His late wife Dian accepted the honour.

Ebert ranks with North Adelaide’s Barrie Robran, already a Legend, as the greatest players in SA football history.

The skilled and tough centreman played a club-record 392 games for Port Adelaide from 1968-78 and then 1980-85, split by 21 games for North Melbourne in 1979 when he tried his hand at the then-VFL.

He is the only player to win four Magarey Medals, the SANFL’s equivalent of the Brownlow.

Ebert captained the Magpies to their drought-breaking 1977 premiership, his first of three flags at Alberton.

He also coached Port, as well as Woodville in the SANFL, and then became a respected junior development coach in SA football.

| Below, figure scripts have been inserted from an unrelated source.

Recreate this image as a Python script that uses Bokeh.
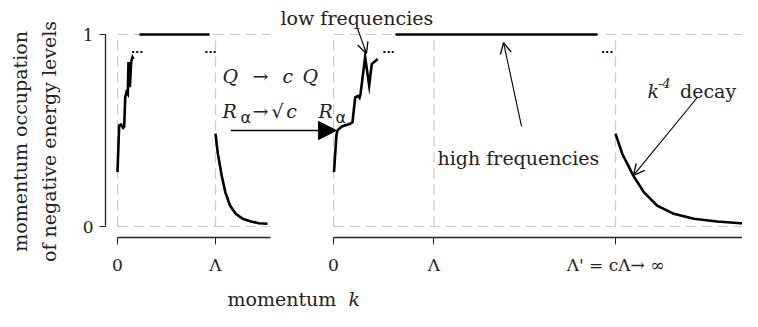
import math
from bokeh.plotting import figure
from bokeh.models import Range1d, LinearAxis, FixedTicker, Label, Arrow, NormalHead, OpenHead
from bokeh.embed import file_html
from bokeh.resources import INLINE
from bokeh.core.properties import value

# ---------------- data ----------------
# left panel (momentum in units of Lambda)
left_rise_k = [0.0, 0.017, 0.034, 0.058, 0.068, 0.079, 0.092, 0.105, 0.112, 0.126, 0.140, 0.153, 0.163]
left_rise_v = [0.283, 0.526, 0.531, 0.514, 0.520, 0.673, 0.700, 0.690, 0.856, 0.726, 0.860, 0.882, 0.873]
left_flat_k = [0.224, 0.939]
left_flat_v = [1.0, 1.0]
left_decay_k = [1.0, 1.024, 1.063, 1.100, 1.148, 1.207, 1.278, 1.361, 1.443, 1.531]
left_decay_v = [0.484, 0.379, 0.266, 0.179, 0.109, 0.066, 0.040, 0.026, 0.017, 0.014]
left_dots_k = [0.201, 0.949]

# right panel (after rescaling, Lambda' = c Lambda)
right_rise_k = [0.005, 0.030, 0.043, 0.083, 0.166, 0.189, 0.216, 0.242, 0.259, 0.269, 0.315, 0.355, 0.381, 0.441]
right_rise_v = [0.283, 0.480, 0.503, 0.521, 0.535, 0.543, 0.673, 0.680, 0.670, 0.690, 0.882, 0.734, 0.847, 0.873]
right_flat_k = [0.617, 2.627]
right_flat_v = [1.0, 1.0]
right_decay_k = [2.806, 2.873, 2.982, 3.088, 3.221, 3.386, 3.585, 3.818, 4.050, 4.229, 4.300]
right_decay_v = [0.484, 0.379, 0.266, 0.179, 0.109, 0.066, 0.040, 0.026, 0.017, 0.014, 0.013]
right_dots_k = [0.547, 2.723]
dots_v = 0.927

# ticks
y_ticks = [0, 1]
y_tick_labels = ["0", "1"]
left_ticks = [0, 1]
left_tick_labels = ["0", "Λ"]
right_ticks = [0, 1, 2.806]
right_tick_labels = ["0", "Λ", "Λ' = cΛ→ ∞"]
left_axis_end = 1.56
right_axis_end = 4.30
y_label_lines = ["momentum occupation", "of negative energy levels"]

# ---------------- figure ----------------
SERIF = "DejaVu Serif"
FS = "19px"
TFS = "17px"
GRID = "#c8c8c8"
INK = "#222222"

W, H = 742, 311
x_left = Range1d(-1.1939, 6.3776)
x_right = Range1d(-3.3134, 4.0697)
y_rng = Range1d(-0.4427, 1.1771)
y_axis_x = -0.12245      # where the y axis sits (left units)
x_axis_y = -0.0573       # where the x axes sit

p = figure(width=W, height=H, output_backend="svg", toolbar_location=None,
           x_range=x_left, y_range=y_rng, x_axis_type=None, y_axis_type=None,
           min_border=0, min_border_left=0, min_border_right=0,
           min_border_top=0, min_border_bottom=0)
p.extra_x_ranges = {"right": x_right}
p.outline_line_color = None
p.background_fill_color = "white"
p.border_fill_color = "white"


def style_axis(ax, tick_len):
    ax.major_tick_out = tick_len
    ax.major_tick_in = 0
    ax.minor_tick_line_color = None
    ax.axis_line_color = INK
    ax.major_tick_line_color = INK
    ax.axis_line_width = 1.3
    ax.major_label_text_font = SERIF
    ax.major_label_text_font_size = TFS
    ax.major_label_text_color = INK
    return ax


ya = LinearAxis(bounds=(0, 1), ticker=FixedTicker(ticks=y_ticks),
                major_label_overrides=dict(zip(y_ticks, y_tick_labels)),
                fixed_location=y_axis_x)
style_axis(ya, 6)
ya.major_label_standoff = 6
p.add_layout(ya, "left")


def make_xaxis(range_name, ticks, labels, end):
    ax = LinearAxis(x_range_name=range_name, bounds=(0, end),
                    ticker=FixedTicker(ticks=ticks),
                    major_label_overrides=dict(zip(ticks, labels)),
                    fixed_location=x_axis_y)
    style_axis(ax, 7)
    ax.major_label_standoff = 10
    return ax


p.add_layout(make_xaxis("default", left_ticks, left_tick_labels, left_axis_end), "below")
p.add_layout(make_xaxis("right", right_ticks, right_tick_labels, right_axis_end), "below")

# dashed reference lines at the tick values
grid_kw = dict(line_color=GRID, line_dash="10 6", line_width=1.2)
p.segment(x0=[0] * len(y_ticks), x1=[left_axis_end] * len(y_ticks), y0=y_ticks, y1=y_ticks, **grid_kw)
p.segment(x0=left_ticks, x1=left_ticks, y0=[0] * len(left_ticks), y1=[1] * len(left_ticks), **grid_kw)
p.segment(x0=[0] * len(y_ticks), x1=[right_axis_end] * len(y_ticks), y0=y_ticks, y1=y_ticks,
          x_range_name="right", **grid_kw)
p.segment(x0=right_ticks, x1=right_ticks, y0=[0] * len(right_ticks), y1=[1] * len(right_ticks),
          x_range_name="right", **grid_kw)

# curves
lk = dict(line_color="black", line_width=2.6, line_join="miter")
p.line(left_rise_k, left_rise_v, **lk)
p.line(left_flat_k, left_flat_v, **lk)
p.line(left_decay_k, left_decay_v, **lk)
p.line(right_rise_k, right_rise_v, x_range_name="right", **lk)
p.line(right_flat_k, right_flat_v, x_range_name="right", **lk)
p.line(right_decay_k, right_decay_v, x_range_name="right", **lk)

dot_kw = dict(text_align="center", text_baseline="alphabetic", text_font_size="11px",
              text_font_style="bold", text_font=value("DejaVu Sans"), text_color="black")
p.text(x=left_dots_k, y=[dots_v] * len(left_dots_k), text=["..."] * len(left_dots_k), **dot_kw)
p.text(x=right_dots_k, y=[dots_v] * len(right_dots_k), text=["..."] * len(right_dots_k),
       x_range_name="right", **dot_kw)


# annotations
def lab(x, y, text, style="normal", size=FS, font=SERIF, align="left", rng="right",
        angle=0, baseline="alphabetic"):
    p.add_layout(Label(x=x, y=y, text=text, x_range_name=rng, text_font=font,
                       text_font_size=size, text_font_style=style, text_align=align,
                       text_baseline=baseline, text_color=INK, angle=angle))


# y axis title (two rotated lines)
lab(-1.0, 0.443, y_label_lines[0], rng="default", angle=math.pi / 2, align="center", baseline="middle")
lab(-0.694, 0.443, y_label_lines[1], rng="default", angle=math.pi / 2, align="center", baseline="middle")

# x axis title
lab(-1.055, -0.375, "momentum")
lab(0.149, -0.375, "k", "italic")

lab(-1.104, 0.786, "Q", "italic")
lab(-0.806, 0.786, "→")
lab(-0.507, 0.786, "c", "italic")
lab(-0.308, 0.786, "Q", "italic")

lab(-1.104, 0.604, "R", "italic")
lab(-0.925, 0.568, "α", size="16px", font="DejaVu Sans")
lab(-0.806, 0.604, "→")
lab(-0.617, 0.604, "√")
lab(-0.470, 0.604, "c", "italic")
lab(-0.149, 0.604, "R", "italic")
lab(0.020, 0.568, "α", size="16px", font="DejaVu Sans")

lab(-0.527, 1.0885, "low frequencies")
lab(1.035, 0.359, "high frequencies")
lab(3.124, 0.708, "k", "italic")
lab(3.228, 0.745, "-4", "italic", size="13px")
lab(3.448, 0.708, "decay")

# arrows
p.add_layout(Arrow(end=NormalHead(size=18, fill_color="black", line_color="black"),
                   x_start=-1.02, y_start=0.5, x_end=0.03, y_end=0.5,
                   line_width=1.5, line_color="black", x_range_name="right"))
open_kw = dict(line_width=1.1, line_color="black", x_range_name="right")
p.add_layout(Arrow(end=OpenHead(size=11, line_width=1.3, line_color="black"),
                   x_start=0.239, y_start=1.031, x_end=0.328, y_end=0.901, **open_kw))
p.add_layout(Arrow(end=OpenHead(size=11, line_width=1.3, line_color="black"),
                   x_start=1.871, y_start=0.521, x_end=1.692, y_end=0.958, **open_kw))
p.add_layout(Arrow(end=OpenHead(size=11, line_width=1.3, line_color="black"),
                   x_start=3.620, y_start=0.672, x_end=2.985, y_end=0.266, **open_kw))

open("out.html", "w").write(file_html(p, INLINE))
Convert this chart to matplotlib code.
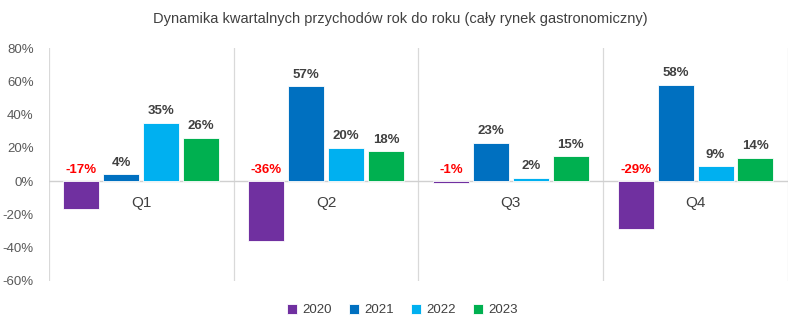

Norwood premiership captain Michael Taylor had some great duels in the centre with Ebert, with Norwood-Port the SANFL’s fiercest rivalry. He was also honoured as a new member of the Hall of Fame.

Taylor played 289 games for the Redlegs in the 1970s and ’80s, split by 94 games for Collingwood, and he is a Norwood Hall Of Fame Legend.

Winmar and Dempsey add a strong note of Indigenous greatness to this year’s inductions.

Winmar played 251 AFL games for St Kilda and the Western Bulldogs, but is best remembered for an iconic moment in 1993 when he defiantly raised his Saints jumper and pointed to his chest.

The skilled utility made the gesture after Collingwood fans had racially abused him during a match at Victoria Park.

A newspaper photo marked the gesture and it is considered a landmark moment in Australian sporting history.

Dempsey played 343 games for West Perth between 1960-76 – the second-most in WAFL history.

The back pocket, a member of West Perth’s team of the century, was the honouree in this year’s Sir Doug Nicholls AFL Indigenous round.

Harvey and Pavlich were inducted as soon as they became eligible, five years after their retirements at the end of the 2016 season.

Harvey, North Melbourne’s much-loved midfielder and small forward, is the AFL games record holder with 432.

Pavlich is Fremantle’s greatest AFL player, with 353 games for the Dockers between 2000-16 and 700 goals.

Before he was the AFL chairman from 2008-17 – a tumultuous term that featured the Essendon drugs debacle and the Adam Goodes racism controversy – Mike Fitzpatrick was a premiership ruckman at Subiaco and Carlton.

Fitzpatrick captained the Blues to their 1981-82 flags.

Late Tasmanian great Terry Cashion was inducted for a career that featured the 1950 Tassie Medal at the national carnival and being named rover in the Tasmania team of the century.